69th Speaker of the Arkansas House of Representatives

Member of the Arkansas House of Representatives
- In office January 13, 1975 – January 10, 1977
- Preceded by: Buddy Turner
- Succeeded by: James L. Shaver, Jr.

Member of the Arkansas House of Representatives from the Forty-seventh district
- In office January 14, 1963 – January 18, 1979
- Preceded by: Gean P. Houston
- Succeeded by: Pat Ellis

Personal details
- Born: August 2, 1935 Heber Springs, Arkansas, U.S.
- Died: March 5, 2026 (aged 90)
- Party: Democratic
- Spouse: Kathy Alexander ​(m. 1994)​
- Education: Hendrix College
- Profession: Businessman

= Cecil L. Alexander =

American politician (1935–2026)

Cecil Lewis Alexander (August 2, 1935 – March 5, 2026) was an American Democratic politician and lobbyist in Arkansas. He was a member of the Arkansas House of Representatives, serving from 1963 to 1979, including a term as Speaker of the House. Alexander later became a lobbyist followed by a tenure as chair of the Arkansas Racing Commission.

==Early life==
Alexander was born to Cecil "Slick" Alexander Sr. and Evelyn Alexander in Heber Springs, Arkansas, on August 2, 1935. He graduated from Heber Springs High School before attending Hendrix College, where he played football and studied business. After graduation, Alexander moved back to Heber Springs, where he taught and coached football for three years. He later owned a restaurant until 1971 and part of Heber Springs Realty until 1980.
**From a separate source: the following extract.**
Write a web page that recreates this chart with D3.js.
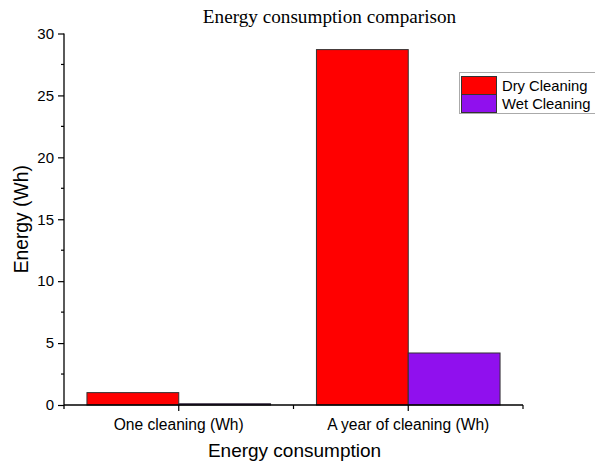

==Arkansas House of Representatives==
In the House, Alexander focused on the tourism industry of the Greers Ferry Lake region in the Ozarks. He won his first election in 1963 by four votes to represent Cleburne County and was seated in the 64th Arkansas General Assembly. He was reelected in 1964. The districts were modified in the 1966 elections; Alexander now represented the 14th District, which contained Cleburne, Faulkner, and Van Buren counties alongside J.C. "Bud" Dawson and later A.J. "Arch" Troxell. The districts were modified again for the 69th Arkansas General Assembly, shifting Alexander to represent Cleburne and Van Buren counties alone in the 47th District. Alexander served as the Speaker of the Arkansas House of Representatives in the 70th Arkansas General Assembly, followed by one additional term in the House before retiring.

Alexander unsuccessfully sought to represent Arkansas's 2nd congressional district in 1978, and as Lieutenant Governor of Arkansas in 1980.

==Lobbying and Racing Commission==
Alexander retired and became a lobbyist, quickly becoming one of the state's most powerful and influential. He began representing Entergy in 1980, who hired him for his relationships with legislators despite no energy experience. He was named top lobbyist in a survey of legislators in 1995 and 1999.

Alexander, who had attended horseraces at Oaklawn Park in Hot Springs, Arkansas in 1965, owned a racehorse in the 1980s. Appointed to the Arkansas Racing Commission by Jim Guy Tucker in 1993, he was later re-appointed by Mike Huckabee and Mike Beebe.

==Death==
Alexander died on March 5, 2026, at the age of 90.